I was a nervous first year teacher sitting in front of his school leader at the end of year evaluation, and as you might guess, my survival instinct quickly returned to me.
I clarified, “I don’t see cultures in my classroom, I just see kids. I don’t think the kids see cultures either; they just see each other as peers navigating the same world. In fact, I think they’d like to step away from race, heritage, nationality, religion and just connect with a peer on something they share in common. I think it has always been this way. Or at least, should be.” It was an honest answer.
Despite revising my reply, the question and my answer continued to permeate throughout my mind days later, prompting me to ask myself the following: What does culturally responsive teaching really mean? What does it really look like? For what purpose should I employ such a teaching strategy in my classroom?
And, perhaps the most important question pertaining to the topic: If my students were to step away from race, heritage, nationality, religion and just connect with a peer on something they share in common, what would it be?
Culturally responsive teaching is a pedagogy that values the inclusion of cultural references in every aspect of learning. The most notable type of culturally responsive teaching is to recognize student culture as race, heritage, nationality, or religion, in order to instruct learners equitably.
The goal is worthy, yet this instructional tactic often still fails to fully engage the multicultural classroom. There is, however, a vast student culture that is often forgotten about and not considered by educators when facilitating a classroom of diverse learners – popular culture, or pop culture.
Putting some pop into culturally responsive teaching
Pop culture refers to the accepted activities, mindsets, products, and beliefs that are exhibited by the general masses of (usually younger) people of a given time. Essentially, it is the widely accepted societal norms of a generation transmitted via mass media and other accessible platforms. It is that “something in common” that my diverse classroom of students share. Let me explain…
Generation Z – the current students in our K-12 educational system, have more information at their fingertips than any preceding generational cohort. In the age of Generation Z, which comprises the largest cohort in human history, access to information online with the touch of a fingertip and the blink of an eye has become commonplace, and a staple of their pop culture.
Technological advancement has become synonymous with human stimulus for Gen Z students. It has become a cultural norm that no longer excites the masses. With technological breakthroughs being commonplace in their increasingly globalized world, Gen Zers’ level of engagement surrounding this aspect of life lacks enthusiasm.

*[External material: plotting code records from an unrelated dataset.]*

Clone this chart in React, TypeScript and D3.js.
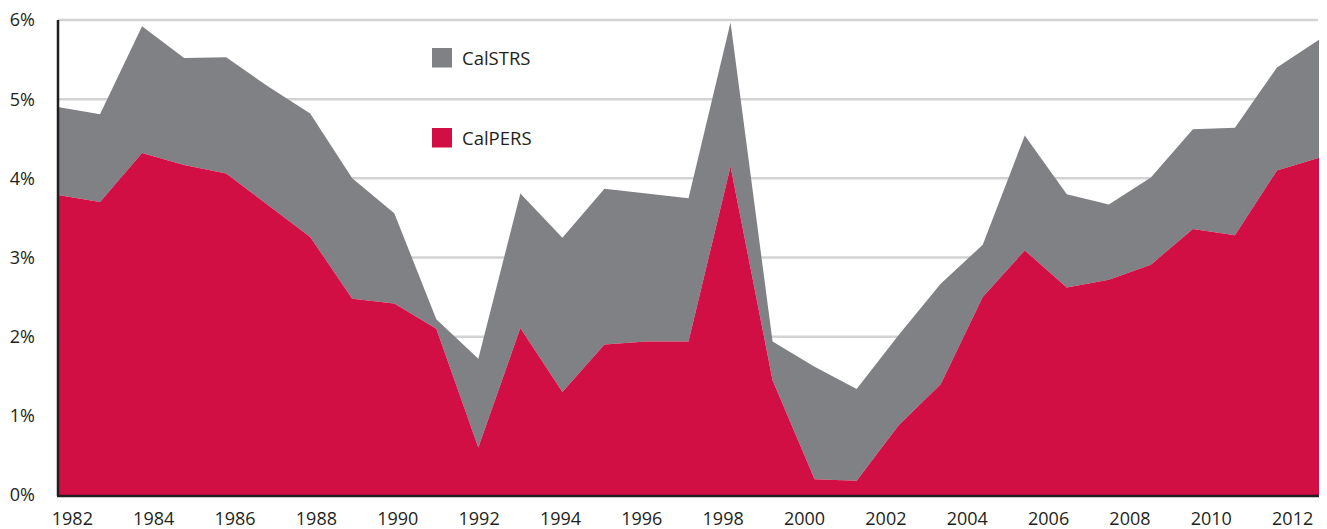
import React from "react";
import * as d3 from "d3";

const years: number[] = d3.range(1982, 2013);
const calPERS: number[] = [
  3.79, 3.70, 4.32, 4.17, 4.06, 3.66, 3.26, 2.48, 2.42, 2.10,
  0.60, 2.11, 1.30, 1.90, 1.94, 1.94, 4.15, 1.45, 0.20, 0.18,
  0.88, 1.40, 2.50, 3.09, 2.62, 2.72, 2.91, 3.36, 3.28, 4.10, 4.26,
];
const calSTRS: number[] = [
  1.11, 1.11, 1.60, 1.35, 1.47, 1.50, 1.56, 1.52, 1.14, 0.12,
  1.12, 1.70, 1.95, 1.97, 1.87, 1.81, 1.82, 0.49, 1.42, 1.16,
  1.14, 1.27, 0.66, 1.45, 1.18, 0.95, 1.10, 1.26, 1.36, 1.30, 1.49,
];
const yTicks: number[] = [0, 1, 2, 3, 4, 5, 6];
const xTickYears: number[] = d3.range(1982, 2013, 2);
const seriesNames: string[] = ["CalPERS", "CalSTRS"];
const seriesColors: string[] = ["#d20f44", "#808184"];

const W = 1327;
const H = 529;
const M = { left: 58, right: 8, top: 20, bottom: 34 };
const FONT = "'Open Sans', 'Noto Sans', sans-serif";

export default function App() {
  const rows = years.map((y, i) => ({ year: y, CalPERS: calPERS[i], CalSTRS: calSTRS[i] }));
  const stack = d3.stack<any>().keys(seriesNames);
  const stacked = stack(rows);

  const x = d3.scaleLinear().domain([1982, 2012]).range([M.left, W - M.right]);
  const y = d3.scaleLinear().domain([0, 6]).range([H - M.bottom, M.top]);
  const band = d3.scaleBand<number>().domain(years).range([M.left, W - M.right]);

  const area = d3
    .area<any>()
    .x((d) => x(d.data.year))
    .y0((d) => y(d[0]))
    .y1((d) => y(d[1]));

  const legend = [
    { name: "CalSTRS", color: seriesColors[1], y: 58 },
    { name: "CalPERS", color: seriesColors[0], y: 138 },
  ];

  return (
    <svg
      width={W}
      height={H}
      style={{ position: "absolute", left: 0, top: 0, display: "block", background: "#fff" }}
      fontFamily={FONT}
    >
      {/* gridlines */}
      {yTicks.map((t) => (
        <line
          key={"g" + t}
          x1={M.left}
          x2={W - M.right - 1}
          y1={y(t)}
          y2={y(t)}
          stroke="#d3d3d3"
          strokeWidth={2.5}
        />
      ))}
      {/* areas: CalSTRS (top) drawn then CalPERS */}
      {stacked
        .slice()
        .reverse()
        .map((s) => (
          <path
            key={s.key}
            d={area(s) || ""}
            fill={seriesColors[seriesNames.indexOf(s.key)]}
          />
        ))}
      {/* axes */}
      <line x1={M.left} x2={M.left} y1={y(6)} y2={y(0) + 1} stroke="#231f20" strokeWidth={2.5} />
      <line x1={M.left - 1} x2={W - M.right} y1={y(0) + 1} y2={y(0) + 1} stroke="#231f20" strokeWidth={2.5} />
      {/* y labels */}
      {yTicks.map((t) => (
        <text
          key={"yl" + t}
          x={35}
          y={y(t)}
          dy="0.36em"
          textAnchor="end"
          fontSize={18}
          fill="#231f20"
        >
          {t + "%"}
        </text>
      ))}
      {/* x labels */}
      {xTickYears.map((yr) => (
        <text
          key={"xl" + yr}
          x={(band(yr) as number) + band.bandwidth() / 2 - 6}
          y={525}
          textAnchor="middle"
          fontSize={18}
          fill="#231f20"
        >
          {yr}
        </text>
      ))}
      {/* legend */}
      {legend.map((l) => (
        <g key={l.name}>
          <rect x={432} y={l.y - 10} width={20} height={19.5} fill={l.color} />
          <text x={462} y={l.y} dy="0.36em" fontSize={18.5} fill="#231f20">
            {l.name}
          </text>
        </g>
      ))}
    </svg>
  );
}
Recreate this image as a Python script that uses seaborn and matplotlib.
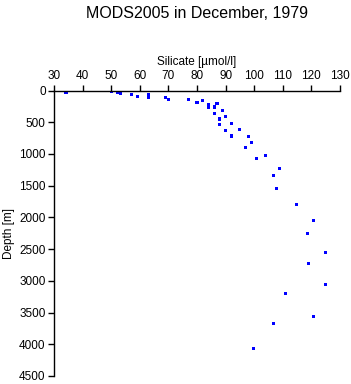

So, the question becomes: how do we stimulate and engage our Gen Z learners in the classroom? The answer is to uphold our culturally responsive integrity as educators; not simply by remaining cognizant of their heritage, nationality, or religion to provide access points into the curriculum, but by tapping into the pop culture norms and expectations to which our Gen Z students are already accustomed. And what do they most have in common? Globally connected, competition-based gaming.
Case in point: I have overheard instructors of foreign language courses confide in peers that they struggle to keep students engaged, but I have yet to hear that the designers of the online video game, Fortnite, have any problem keeping their school-aged audience engaged in their content.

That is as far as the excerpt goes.